Conversion of municipal sewage sludge into biogenic multi-walled carbon nanotubes and hydrogen using X-Mo/MgO (X = Co, Fe, Ni) catalysts through pyrolysis-chemical vapor deposition process

Abstract

Utilization of municipal sewage sludge as a feedstock for synthesizing biogenic multi-walled carbon nanotubes (MWCNTs) and recovering H2 via pyrolysis-chemical vapor deposition (CVD) was explored. The research centered on investigating the impact of X-Mo/MgO catalysts (X = Co, Fe, Ni, and X: Mo: MgO mass ratio of 3:1:6) on the conversion of pyrolysis gases from the sludge at the CVD temperatures of 600–––800 °C. The results demonstrate that the catalyst efficiency is enhanced when CO2 is captured from pyrolysis gas prior to the CVD reactor (here, with a calcium-based sorbent). The three X-Mo/MgO catalysts showed the highest MWCNT and H2 yields at 700 °C compared to other temperatures. The Co-Mo/MgO catalyst exhibited the highest MWCNT production (2.9 wt% per feedstock) and H2 yield (140.7 mL per g of sludge) at 700 °C. The higher yield could be related to the smaller size of the metal particles of the spent catalyst. Furthermore, Co-Mo/MgO at 700 °C grown MWCNTs had more uniform diameter distribution and larger BET surface area. Notably, the produced MWCNTs were doped by N and S heteroatoms due to the presence of these elements in the sludge and the doping extent could be managed by controlling the CVD temperature, opening the pathway for customization of MWCNT properties.
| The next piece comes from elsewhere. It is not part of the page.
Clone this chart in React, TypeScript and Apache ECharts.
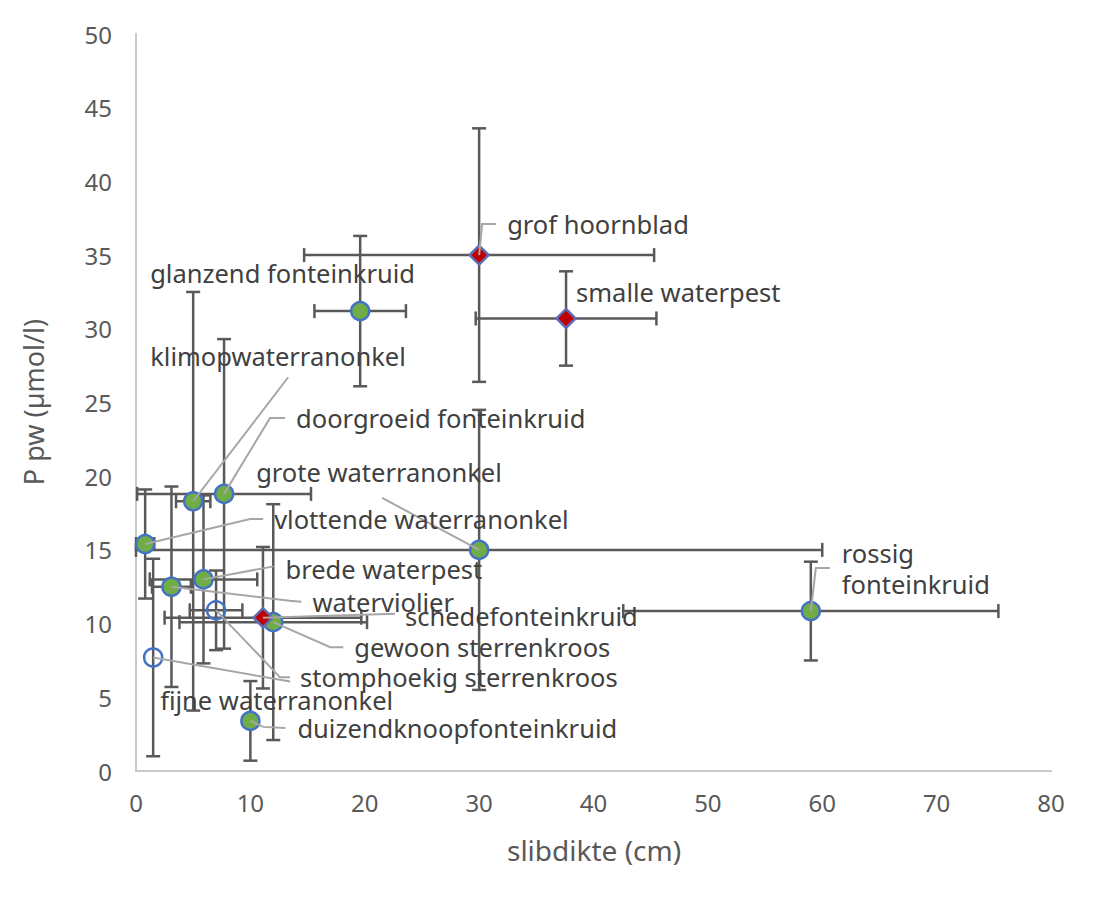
import React, { useEffect, useRef } from "react";
import * as echarts from "echarts";

// ---- data ----
const names = [
  "glanzend fonteinkruid",
  "grof hoornblad",
  "smalle waterpest",
  "klimopwaterranonkel",
  "doorgroeid fonteinkruid",
  "grote waterranonkel",
  "vlottende waterranonkel",
  "brede waterpest",
  "waterviolier",
  "schedefonteinkruid",
  "gewoon sterrenkroos",
  "stomphoekig sterrenkroos",
  "fijne waterranonkel",
  "duizendknoopfonteinkruid",
  "rossig\nfonteinkruid",
];
const slibdikte = [19.6, 30.0, 37.6, 5.0, 7.7, 30.0, 0.8, 5.9, 3.1, 11.1, 12.0, 7.0, 1.5, 10.0, 59.0];
const pPw = [31.2, 35.0, 30.7, 18.3, 18.8, 15.0, 15.4, 13.0, 12.5, 10.4, 10.1, 10.9, 7.7, 3.4, 10.85];
const slibErr = [4.0, 15.3, 7.9, 1.5, 7.6, 30.0, 0.8, 4.7, 1.7, 8.6, 8.2, 2.3, 0, 0, 16.4];
const pErr = [5.1, 8.6, 3.2, 14.2, 10.5, 9.5, 3.7, 5.7, 6.8, 4.8, 8.0, 2.7, 6.7, 2.7, 3.35];
const kind = ["green", "red", "red", "green", "green", "green", "green", "green", "green", "red", "green", "open", "open", "green", "green"];
const xTicks = { min: 0, max: 80, interval: 10 };
const yTicks = { min: 0, max: 50, interval: 5 };

// ---- label placement (pixel offsets from the marker, style only) ----
const labelOffset: number[][] = [
  [-210, -38], [28, -31], [10, -26], [-43, -145], [72, -76], [-223, -78], [129, -25],
  [82, -10], [141, 15], [142, -2], [81, 25], [84, 67], [7, 42], [47, 7], [31, -43],
];
const leaderOffset: number[][][] = [
  [], [[3, -31], [17, -31]], [], [[95, -124]], [[46, -76], [61, -76]], [[-97, -52]],
  [[105, -25], [118, -25]], [[70, -13]], [[118, 14], [130, 15]], [[132, -4]],
  [[57, 25], [70, 25]], [[64, 67], [74, 67]], [[137, 24]], [[13, 6], [35, 7]], [[5, -43], [19, -43]],
];

const FONT = "'Noto Sans', 'Open Sans', sans-serif";

export default function App() {
  const ref = useRef<HTMLDivElement>(null);
  useEffect(() => {
    if (!ref.current) return;
    const chart = echarts.init(ref.current, undefined, { renderer: "svg" });
    const all = names.map((n, i) => [slibdikte[i], pPw[i], slibErr[i], pErr[i], i]);
    const byKind = (k: string) => all.filter((d) => kind[d[4] as number] === k);
    const cap = 7;
    chart.setOption({
      animation: false,
      backgroundColor: "#ffffff",
      grid: { left: 136, right: 49, top: 34, bottom: 133, containLabel: false },
      xAxis: {
        type: "value",
        min: xTicks.min,
        max: xTicks.max,
        interval: xTicks.interval,
        axisLine: { show: true, lineStyle: { color: "#C9C9C9", width: 2 } },
        axisTick: { show: false },
        splitLine: { show: false },
        axisLabel: { color: "#595959", fontSize: 24, fontFamily: FONT, margin: 19 },
      },
      yAxis: {
        type: "value",
        min: yTicks.min,
        max: yTicks.max,
        interval: yTicks.interval,
        axisLine: { show: true, lineStyle: { color: "#C9C9C9", width: 2 } },
        axisTick: { show: false },
        splitLine: { show: false },
        axisLabel: { color: "#595959", fontSize: 24, fontFamily: FONT, margin: 24 },
      },
      graphic: [
        {
          type: "text",
          x: 33,
          y: 402,
          rotation: Math.PI / 2,
          style: {
            text: "P pw (µmol/l)",
            fill: "#595959",
            fontSize: 27,
            fontFamily: FONT,
            align: "center",
            verticalAlign: "middle",
          },
        },
        {
          type: "text",
          x: 594,
          y: 850,
          style: {
            text: "slibdikte (cm)",
            fill: "#595959",
            fontSize: 28,
            fontFamily: FONT,
            align: "center",
            verticalAlign: "middle",
          },
        },
      ],
      series: [
        {
          type: "custom",
          name: "errors",
          z: 2,
          data: all,
          encode: { x: 0, y: 1 },
          renderItem: (params: any, api: any) => {
            const x = api.value(0), y = api.value(1), xe = api.value(2), ye = api.value(3);
            const children: any[] = [];
            const st = { stroke: "#595959", lineWidth: 2.5 };
            if (xe > 0) {
              const l = api.coord([x - xe, y]);
              const r = api.coord([x + xe, y]);
              children.push({ type: "line", shape: { x1: l[0], y1: l[1], x2: r[0], y2: r[1] }, style: st });
              children.push({ type: "line", shape: { x1: l[0], y1: l[1] - cap, x2: l[0], y2: l[1] + cap }, style: st });
              children.push({ type: "line", shape: { x1: r[0], y1: r[1] - cap, x2: r[0], y2: r[1] + cap }, style: st });
            }
            if (ye > 0) {
              const t = api.coord([x, y + ye]);
              const b = api.coord([x, y - ye]);
              children.push({ type: "line", shape: { x1: t[0], y1: t[1], x2: b[0], y2: b[1] }, style: st });
              children.push({ type: "line", shape: { x1: t[0] - cap, y1: t[1], x2: t[0] + cap, y2: t[1] }, style: st });
              children.push({ type: "line", shape: { x1: b[0] - cap, y1: b[1], x2: b[0] + cap, y2: b[1] }, style: st });
            }
            return { type: "group", children };
          },
        },
        {
          type: "scatter",
          name: "green",
          z: 3,
          data: byKind("green"),
          symbol: "circle",
          symbolSize: 18,
          itemStyle: { color: "#70AD47", borderColor: "#4472C4", borderWidth: 2.5, opacity: 1 },
        },
        {
          type: "scatter",
          name: "red",
          z: 3,
          data: byKind("red"),
          symbol: "diamond",
          symbolSize: 19,
          itemStyle: { color: "#C00000", borderColor: "#5E6CB4", borderWidth: 2.5, opacity: 1 },
        },
        {
          type: "scatter",
          name: "open",
          z: 3,
          data: byKind("open"),
          symbol: "circle",
          symbolSize: 18,
          itemStyle: { color: "none", borderColor: "#4472C4", borderWidth: 2.5, opacity: 1 },
        },
        {
          type: "custom",
          name: "labels",
          z: 5,
          data: all,
          encode: { x: 0, y: 1 },
          renderItem: (params: any, api: any) => {
            const i = params.dataIndex;
            const c = api.coord([api.value(0), api.value(1)]);
            const children: any[] = [];
            const lead = leaderOffset[i];
            if (lead.length) {
              const pts = [[c[0], c[1]], ...lead.map((p) => [c[0] + p[0], c[1] + p[1]])];
              children.push({
                type: "polyline",
                shape: { points: pts },
                style: { stroke: "#A6A6A6", lineWidth: 2, fill: "none" },
              });
            }
            children.push({
              type: "text",
              x: c[0] + labelOffset[i][0],
              y: c[1] + labelOffset[i][1],
              style: {
                text: names[i],
                fill: "#404040",
                fontSize: 25.5,
                fontFamily: FONT,
                align: "left",
                verticalAlign: "middle",
                lineHeight: 31,
              },
            });
            return { type: "group", children };
          },
        },
      ],
    });
    return () => chart.dispose();
  }, []);
  return (
    <div
      ref={ref}
      style={{ position: "fixed", left: 0, top: 0, width: 1100, height: 904, background: "#fff" }}
    />
  );
}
The highest doping levels were observed for MWCNTs grown on Fe-Mo/MgO at 600 °C (N − 3.4 at% and S – 2.3 at%) by XPS. According to these results, the pyrolysis-CVD process could be a feasible technique for the conversion of municipal sewage sludge into valuable biogenic MWCNTs and H2. The use of Co-Mo/MgO and Ni-Mo/MgO catalysts exhibited some advantages (e.g., high MWCNTs and H2 yields) compared to Fe-Mo/MgO catalysts.